Chalk & Cheese

When you buy a farm, said the Roman agricultural writer Palladius, you need to look at the people who live in the area. If they seem a sturdy lot, you can invest with confidence, but if they are podgy and pasty faced (that is a free translation of the Latin), then keep away. The local people, no less than the cheese and wine they produce, are autochthonous, sprung from the local soil.

Until last week, I thought that the origin of the expression “as different as chalk and cheese” also lay in the soil—that the distinction was not between the substances themselves but between the chalk uplands of southern England, traditionally good for grazing sheep, and the region’s lush, damp valleys, where cows produce milk creamy enough to make Stilton and Cheshire.

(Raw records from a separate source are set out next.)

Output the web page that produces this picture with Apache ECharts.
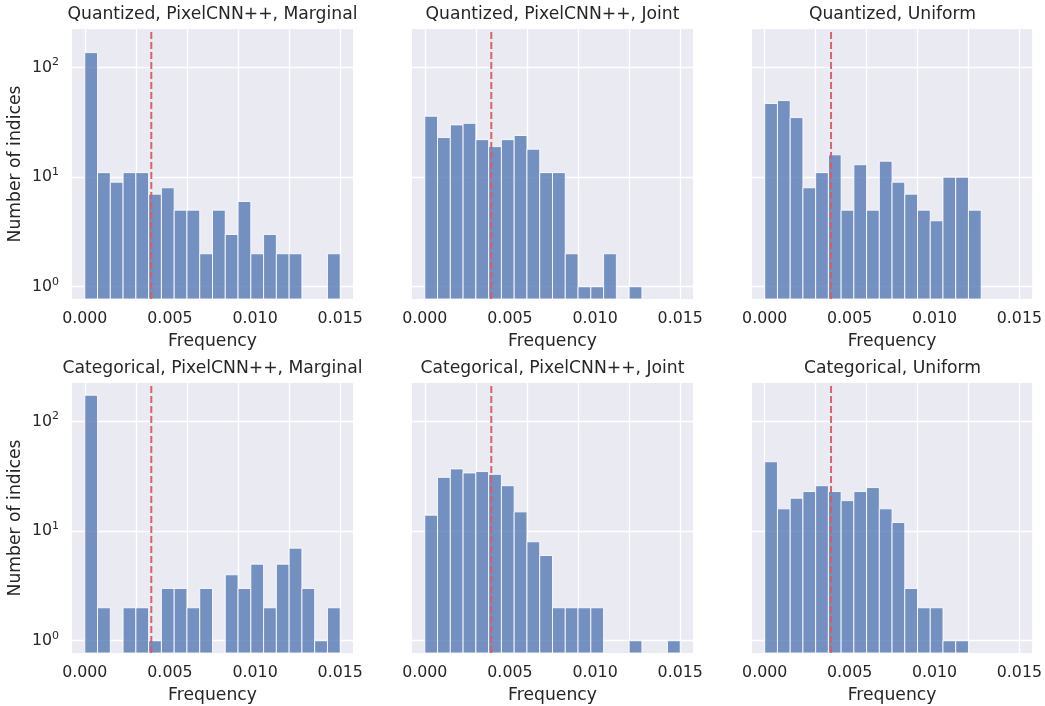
<!DOCTYPE html>
<html>
<head>
<meta charset="utf-8">
<script src="https://cdn.jsdelivr.net/npm/echarts@6/dist/echarts.min.js"></script>
<style>
  html, body { margin: 0; padding: 0; background: #ffffff; }
  #chart { width: 1045px; height: 706px; }
</style>
</head>
<body>
<div id="chart"></div>
<script>
// ---- Data ----
const binEdges = [0, 0.00075, 0.0015, 0.00225, 0.003, 0.00375, 0.0045, 0.00525, 0.006, 0.00675,
                  0.0075, 0.00825, 0.009, 0.00975, 0.0105, 0.01125, 0.012, 0.01275, 0.0135, 0.01425, 0.015];
const panelTitles = [
  'Quantized, PixelCNN++, Marginal',
  'Quantized, PixelCNN++, Joint',
  'Quantized, Uniform',
  'Categorical, PixelCNN++, Marginal',
  'Categorical, PixelCNN++, Joint',
  'Categorical, Uniform'
];
const countsQuantMarginal = [137, 11, 9, 11, 11, 7, 8, 5, 5, 2, 5, 3, 6, 2, 3, 2, 2, 0, 0, 2];
const countsQuantJoint    = [36, 23, 30, 31, 22, 19, 22, 24, 18, 11, 11, 2, 1, 1, 2, 0, 1, 0, 0, 0];
const countsQuantUniform  = [47, 50, 35, 8, 11, 16, 5, 13, 5, 14, 9, 7, 5, 4, 10, 10, 5, 0, 0, 0];
const countsCatMarginal   = [174, 2, 0, 2, 2, 1, 3, 3, 2, 3, 0, 4, 3, 5, 2, 5, 7, 3, 1, 2];
const countsCatJoint      = [14, 31, 37, 34, 35, 33, 26, 15, 8, 6, 2, 2, 2, 2, 0, 0, 1, 0, 0, 1];
const countsCatUniform    = [43, 16, 20, 23, 26, 23, 19, 23, 25, 16, 12, 3, 2, 2, 1, 1, 0, 0, 0, 0];
const uniformThreshold = 1 / 256;
const xTickValues = [0, 0.005, 0.010, 0.015];
const xTickLabels = ['0.000', '0.005', '0.010', '0.015'];
const yTickExponents = [0, 1, 2];
const xLabel = 'Frequency';
const yLabel = 'Number of indices';

const allCounts = [countsQuantMarginal, countsQuantJoint, countsQuantUniform,
                   countsCatMarginal, countsCatJoint, countsCatUniform];

// ---- Layout / style ----
const FONT = 'DejaVu Sans';
const TEXT = '#262626';
const BG = '#eaeaf2';
const X_MIN = -0.00075, X_MAX = 0.01575;
const Y_MIN = 0.773, Y_MAX = 225;
const lefts = [72, 412, 752];
const tops = [29, 383];
const GW = 281, GH = 270;
const TICK_FS = 15.8, LABEL_FS = 17.2;

const chart = echarts.init(document.getElementById('chart'), null, { renderer: 'canvas' });

const grids = [], xAxes = [], yAxes = [], series = [], graphics = [];

for (let p = 0; p < 6; p++) {
  const col = p % 3, row = Math.floor(p / 3);
  grids.push({
    left: lefts[col], top: tops[row], width: GW, height: GH,
    show: true, backgroundColor: BG, borderWidth: 0, containLabel: false
  });
  xAxes.push({
    gridIndex: p, type: 'value', min: X_MIN, max: X_MAX,
    axisLine: { show: false }, axisTick: { show: false },
    splitLine: {
      show: true, showMinLine: false, showMaxLine: false,
      lineStyle: { color: '#ffffff', width: 1.3 }
    },
    axisLabel: {
      show: true,
      customValues: xTickValues,
      color: TEXT, fontFamily: FONT, fontSize: TICK_FS, margin: 12,
      formatter: function (v) {
        for (let i = 0; i < xTickValues.length; i++) {
          if (Math.abs(v - xTickValues[i]) < 1e-9) return xTickLabels[i];
        }
        return '';
      }
    },
    axisPointer: { show: false },
    name: xLabel, nameLocation: 'middle', nameGap: 34,
    nameTextStyle: { color: TEXT, fontFamily: FONT, fontSize: LABEL_FS }
  });
  yAxes.push({
    gridIndex: p, type: 'log', logBase: 10, min: Y_MIN, max: Y_MAX,
    axisLine: { show: false }, axisTick: { show: false },
    splitLine: {
      show: true, showMinLine: false, showMaxLine: false,
      lineStyle: { color: '#ffffff', width: 1.3 }
    },
    minorSplitLine: { show: false },
    axisLabel: {
      show: col === 0, showMinLabel: false, showMaxLabel: false,
      margin: 13, color: TEXT, fontFamily: FONT, fontSize: TICK_FS,
      formatter: function (v) {
        const e = Math.log10(v);
        for (let i = 0; i < yTickExponents.length; i++) {
          if (Math.abs(e - yTickExponents[i]) < 1e-6) return '{b|10}{s|' + yTickExponents[i] + '}';
        }
        return '';
      },
      rich: {
        b: { fontSize: TICK_FS, fontFamily: FONT, color: TEXT, lineHeight: 21 },
        s: { fontSize: 11, fontFamily: FONT, color: TEXT, lineHeight: 11, verticalAlign: 'top' }
      }
    },
    name: col === 0 ? yLabel : '', nameLocation: 'middle', nameGap: 48,
    nameTextStyle: { color: TEXT, fontFamily: FONT, fontSize: LABEL_FS }
  });

  const counts = allCounts[p];
  const data = [];
  for (let i = 0; i < counts.length; i++) {
    if (counts[i] > 0) data.push([binEdges[i], binEdges[i + 1], counts[i]]);
  }
  series.push({
    type: 'custom', xAxisIndex: p, yAxisIndex: p,
    encode: { x: [0, 1], y: 2 },
    data: data, silent: true, animation: false, clip: true, z: 2,
    renderItem: function (params, api) {
      const a = api.coord([api.value(0), api.value(2)]);
      const b = api.coord([api.value(1), api.value(2)]);
      const cs = params.coordSys;
      const bottom = cs.y + cs.height;
      return {
        type: 'rect',
        shape: { x: a[0], y: a[1], width: b[0] - a[0], height: bottom - a[1] },
        style: { fill: 'rgba(76,114,176,0.75)', stroke: 'rgba(255,255,255,0.85)', lineWidth: 1 }
      };
    }
  });
  // vertical dashed reference line at the uniform frequency 1/256
  series.push({
    type: 'line', xAxisIndex: p, yAxisIndex: p, z: 5,
    data: [[uniformThreshold, Y_MIN], [uniformThreshold, Y_MAX]],
    symbol: 'none', silent: true, animation: false,
    lineStyle: { color: '#d65c63', width: 2, type: [7, 3], opacity: 0.95 }
  });

  graphics.push({
    type: 'text', x: lefts[col] + GW / 2, y: tops[row] - 23,
    style: { text: panelTitles[p], fontSize: LABEL_FS, fontFamily: FONT, fill: TEXT, align: 'center', verticalAlign: 'top' }
  });
}

chart.setOption({
  backgroundColor: '#ffffff',
  animation: false,
  textStyle: { fontFamily: FONT },
  grid: grids, xAxis: xAxes, yAxis: yAxes, series: series,
  graphic: graphics
});
</script>
</body>
</html>
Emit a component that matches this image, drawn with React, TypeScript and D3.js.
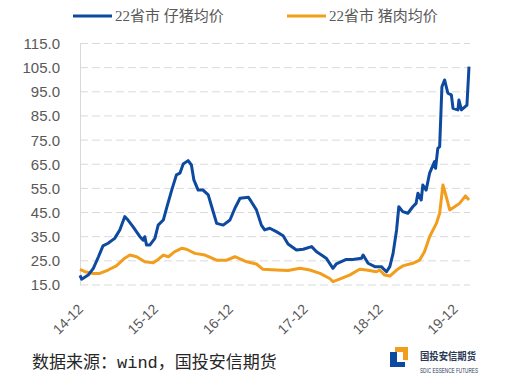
import { useEffect, useRef } from 'react';
import * as d3 from 'd3';

// 22省市 仔猪均价 (元/公斤)
const pigletPrices: [string, number][] = [
  ['2014-12-01', 19.0], ['2014-12-09', 17.4], ['2015-01-10', 19.1], ['2015-02-04', 21.9],
  ['2015-03-01', 26.7], ['2015-03-23', 31.2], ['2015-04-17', 32.3], ['2015-05-19', 34.3],
  ['2015-06-13', 37.8], ['2015-07-07', 43.3], ['2015-07-23', 41.9], ['2015-08-17', 39.1],
  ['2015-09-19', 35.0], ['2015-10-05', 33.6], ['2015-10-13', 35.0], ['2015-10-21', 31.6],
  ['2015-11-07', 31.6], ['2015-12-01', 34.3], ['2015-12-17', 39.8], ['2016-01-11', 41.9],
  ['2016-01-27', 46.8], ['2016-02-21', 54.3], ['2016-03-15', 60.6], ['2016-04-01', 61.3],
  ['2016-04-17', 65.1], ['2016-05-11', 66.5], ['2016-05-27', 64.7], ['2016-06-08', 58.5],
  ['2016-06-29', 54.3], ['2016-07-23', 54.3], ['2016-08-17', 52.3], ['2016-09-03', 47.4],
  ['2016-09-27', 40.5], ['2016-10-29', 39.8], ['2016-12-01', 41.9], ['2016-12-25', 46.8],
  ['2017-01-19', 50.9], ['2017-03-01', 51.3], ['2017-03-15', 49.5], ['2017-04-09', 46.1],
  ['2017-05-03', 39.8], ['2017-05-19', 37.8], ['2017-06-13', 38.5], ['2017-07-15', 37.1],
  ['2017-08-17', 35.4], ['2017-09-10', 32.0], ['2017-10-21', 29.5], ['2017-11-23', 29.8],
  ['2018-01-03', 30.9], ['2018-01-27', 28.8], ['2018-03-15', 26.1], ['2018-04-17', 21.9],
  ['2018-05-03', 23.7], ['2018-06-21', 25.6], ['2018-07-23', 25.6], ['2018-09-03', 26.1],
  ['2018-09-11', 27.4], ['2018-10-05', 24.0], ['2018-11-07', 22.6], ['2018-12-09', 22.6],
  ['2018-12-17', 21.9], ['2019-01-03', 20.5], ['2019-01-19', 22.6], ['2019-02-04', 28.1],
  ['2019-02-21', 37.8], ['2019-03-04', 47.4], ['2019-03-23', 45.4], ['2019-04-17', 44.7],
  ['2019-05-11', 47.4], ['2019-05-27', 48.8], ['2019-06-05', 53.0], ['2019-06-21', 50.2],
  ['2019-06-29', 56.4], ['2019-07-15', 54.3], ['2019-08-01', 61.3], ['2019-08-25', 66.1],
  ['2019-08-30', 63.3], ['2019-09-10', 71.6], ['2019-09-19', 72.3], ['2019-09-30', 97.1],
  ['2019-10-13', 99.9], ['2019-10-29', 94.4], ['2019-11-15', 93.7], ['2019-11-23', 88.2],
  ['2019-12-17', 87.5], ['2019-12-22', 91.6], ['2020-01-03', 87.5], ['2020-01-30', 89.5],
  ['2020-02-09', 105.4],
];

// 22省市 猪肉均价 (元/公斤)
const porkPrices: [string, number][] = [
  ['2014-12-01', 21.5], ['2014-12-25', 20.5], ['2015-02-04', 19.8], ['2015-03-07', 19.8],
  ['2015-04-17', 21.2], ['2015-05-27', 22.9], ['2015-07-07', 26.1], ['2015-08-01', 27.4],
  ['2015-09-03', 26.7], ['2015-10-13', 24.6], ['2015-11-23', 24.2], ['2015-12-17', 25.6],
  ['2016-01-11', 27.4], ['2016-02-05', 26.7], ['2016-03-07', 28.8], ['2016-04-09', 30.2],
  ['2016-05-03', 29.8], ['2016-06-13', 28.1], ['2016-08-01', 27.4], ['2016-09-27', 25.3],
  ['2016-11-15', 25.3], ['2016-12-25', 26.7], ['2017-02-21', 24.6], ['2017-04-09', 23.7],
  ['2017-05-11', 21.5], ['2017-07-15', 21.2], ['2017-09-10', 21.0], ['2017-11-07', 21.9],
  ['2017-12-25', 21.2], ['2018-02-13', 19.8], ['2018-04-01', 17.7], ['2018-04-17', 16.4],
  ['2018-05-19', 17.4], ['2018-07-07', 19.1], ['2018-08-25', 21.5], ['2018-09-27', 21.2],
  ['2018-11-15', 20.5], ['2018-12-01', 21.2], ['2018-12-25', 19.1], ['2019-01-19', 18.7],
  ['2019-02-21', 21.2], ['2019-03-23', 22.9], ['2019-05-11', 24.0], ['2019-06-13', 25.3],
  ['2019-07-07', 28.8], ['2019-08-01', 35.0], ['2019-09-03', 40.5], ['2019-09-19', 44.7],
  ['2019-10-05', 56.4], ['2019-10-21', 51.6], ['2019-11-07', 46.1], ['2019-12-01', 47.4],
  ['2019-12-25', 48.8], ['2020-01-23', 51.9], ['2020-02-09', 50.2],
];

const yTicks = [15, 25, 35, 45, 55, 65, 75, 85, 95, 105, 115];
const xTickDates = ['2014-12-01', '2015-12-01', '2016-12-01', '2017-12-01', '2018-12-01', '2019-12-01'];
const seriesNames = ['22省市 仔猪均价', '22省市 猪肉均价'];
const seriesColors = ['#0d4a9f', '#f29d1c'];

const CJK = '"Noto Sans CJK SC", sans-serif';

export default function App() {
  const svgRef = useRef<SVGSVGElement>(null);
  const width = 520;
  const height = 385;

  useEffect(() => {
    if (!svgRef.current) return;
    const svg = d3.select(svgRef.current);
    svg.selectAll('*').remove();

    const parse = d3.timeParse('%Y-%m-%d');
    const x = d3.scaleTime()
      .domain([parse('2014-12-01')!, parse('2020-02-09')!])
      .range([80, 469]);
    const y = d3.scaleLinear().domain([15, 115]).range([285, 43.5]);

    // 网格线
    svg.append('g')
      .selectAll('line')
      .data(yTicks)
      .enter()
      .append('line')
      .attr('x1', 80)
      .attr('x2', 470)
      .attr('y1', (d) => y(d))
      .attr('y2', (d) => y(d))
      .attr('stroke', '#d9d9d9')
      .attr('stroke-width', 1)
      .attr('stroke-dasharray', '8,4');

    // 左轴线
    svg.append('line')
      .attr('x1', 80.5).attr('x2', 80.5)
      .attr('y1', y(115)).attr('y2', y(15))
      .attr('stroke', '#d9d9d9');

    // Y 轴标签
    svg.append('g')
      .selectAll('text')
      .data(yTicks)
      .enter()
      .append('text')
      .attr('x', 60)
      .attr('y', (d) => y(d))
      .attr('dy', '0.36em')
      .attr('text-anchor', 'end')
      .attr('fill', '#595959')
      .attr('font-family', '"Liberation Sans", Arial, sans-serif')
      .attr('font-size', '15px')
      .text((d) => d.toFixed(1));

    // X 轴标签 (旋转 -45°)
    svg.append('g')
      .selectAll('text')
      .data(xTickDates)
      .enter()
      .append('text')
      .attr('transform', (d) => `translate(${x(parse(d)!) + 4},${310}) rotate(-45)`)
      .attr('text-anchor', 'end')
      .attr('fill', '#595959')
      .attr('font-family', '"Liberation Sans", Arial, sans-serif')
      .attr('font-size', '14px')
      .text((d) => d3.timeFormat('%y-%m')(parse(d)!));

    // 折线
    const line = d3.line<[string, number]>()
      .x((d) => x(parse(d[0])!))
      .y((d) => y(d[1]));

    [porkPrices, pigletPrices].forEach((data, i) => {
      svg.append('path')
        .datum(data)
        .attr('d', line)
        .attr('fill', 'none')
        .attr('stroke', i === 0 ? seriesColors[1] : seriesColors[0])
        .attr('stroke-width', 3)
        .attr('stroke-linejoin', 'round');
    });

    // 图例
    const legendX = [73, 287];
    seriesNames.forEach((name, i) => {
      svg.append('line')
        .attr('x1', legendX[i]).attr('x2', legendX[i] + 39)
        .attr('y1', 16).attr('y2', 16)
        .attr('stroke', seriesColors[i])
        .attr('stroke-width', 3);
      svg.append('text')
        .attr('x', legendX[i] + 42)
        .attr('y', 16)
        .attr('dy', '0.36em')
        .attr('fill', '#595959')
        .attr('font-family', `"Liberation Serif", ${CJK}`)
        .attr('font-size', '15px')
        .text(name);
    });

    // 数据来源
    const src = svg.append('text')
      .attr('x', 32)
      .attr('y', 368)
      .attr('fill', '#262626')
      .attr('font-family', CJK)
      .attr('font-size', '17px');
    src.append('tspan').text('数据来源：');
    src.append('tspan').attr('font-family', '"Liberation Mono", monospace').text('wind');
    src.append('tspan').text('，国投安信期货');

    // 标志
    const logo = svg.append('g');
    logo.append('path')
      .attr('d', 'M395,347 H408 V360 H403 V352 H395 Z')
      .attr('fill', '#f29d1c');
    logo.append('path')
      .attr('d', 'M390,352 H397 V362 H405 V367 H390 Z')
      .attr('fill', '#0d4a9f');
    logo.append('text')
      .attr('x', 420)
      .attr('y', 360)
      .attr('fill', '#2b3a55')
      .attr('font-family', CJK)
      .attr('font-weight', 'bold')
      .attr('font-size', '10px')
      .attr('textLength', 56)
      .attr('lengthAdjust', 'spacingAndGlyphs')
      .text('国投安信期货');
    logo.append('text')
      .attr('x', 420)
      .attr('y', 373)
      .attr('fill', '#2b3a55')
      .attr('font-family', '"Liberation Sans", sans-serif')
      .attr('font-size', '7px')
      .attr('textLength', 58)
      .attr('lengthAdjust', 'spacingAndGlyphs')
      .text('SDIC ESSENCE FUTURES');
  }, []);

  return (
    <svg
      ref={svgRef}
      width={width}
      height={height}
      style={{ position: 'absolute', left: 0, top: 0, background: '#fff' }}
    />
  );
}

Now I find, from a quick blink at John Gower’s Confessio Amantis, that there were people as far back as the fourteenth century dim enough to confuse actual pieces of cheese with lumps of calcareous limestone. But I still prefer my own theory. The school I went to in my teens was surrounded by chalk downs, no longer sheep-runs but acres of open arable, thickly coated in nitrate of potash. Not only did that land look quite different from the little meadows in the vale a few miles to the south, but the folk who farmed it were different as well. Terroir tells.

The crumbliest, most chalk-like of English cheeses actually come not from the vales of the south but from granite country in Wales and the north, where the last Ice Age scraped the easy surface off the landscape and left what passes in Britain for mountains. Caerphilly, a sharp white cheese from Wales, hails from hills where they quarry granite that people polish and turn into kitchen counters—the sort guaranteed to shatter any wine glass dropped on it. Similarly, Wensleydale cheese is made among the northern Pennines (James Herriot territory). Not long ago, a faceless quango—“quasi-autonomous national governmental organization”—tried to close the creamery and move production to an industrial suburb of Liverpool. A management buyout prevented it and Wensleydale is still made by the strong, silent men of the Yorkshire Dales, as it has been since the twelfth century, when the Cistercian monks first came to tame this wet and gritty land.

The wine that goes best with such sharp, crumbly cheese, however, comes from the sun-dappled valley of the river Loire in western France, distinctly chalk-and-limestone country. Splendid Sauvignon Blanc like Pouilly-Fumé and Sancerre has often lain in cool, dry, limestone caves. Thus cheese and chalk may in a sense bury the hatchet. Crumble some Wensleydale into a green salad, add fresh thyme from the garden, sip one of these dry white wines, and somehow the sharpnesses coalesce.

However, it is not the famous Sauvignon wines from the Loire that we celebrate this month, but rather one whose grapes grow in a land whose spectacular and complex geology defies summary description—though we saw plenty of it masquerading as Middle Earth in the Lord of the Rings films. The House of Nobilo’s 2005 Sauvignon Blanc (available locally for about thirteen dollars) comes from the Marlborough region at the north end of the South Island of New Zealand. This is about as far south as Minnesota or the Rhone valley is north, that is, say, about forty-two degrees of latitude, but the Pacific Ocean makes the climate a good deal milder than ours.

The white Sauvignon grape has been grown here for a century, but it has only become big business in the last thirty years, particularly since England joined the Common Market and New Zealand had to find new markets (and sometimes new products) to replace agricultural exports, like lamb, that had previously gone to Britain. These days the price of land is rising in the Marlborough area as erstwhile pastures are turned over to grapes.

The results of all this industry are fresh, delightful, and now famous. The 2005 Nobilo has a good bright color and a good bright taste, crisp with a hint of a fizz on first acquaintance. It is not as dry as, say, Sancerre (but then the Loire is a good deal farther from the Equator); there is a roundness more reminiscent perhaps of kiwi fruit than of anything citrus. Drink it at lunchtime with a summer salad (don’t forget the cheese) and it will put a spring into your afternoon.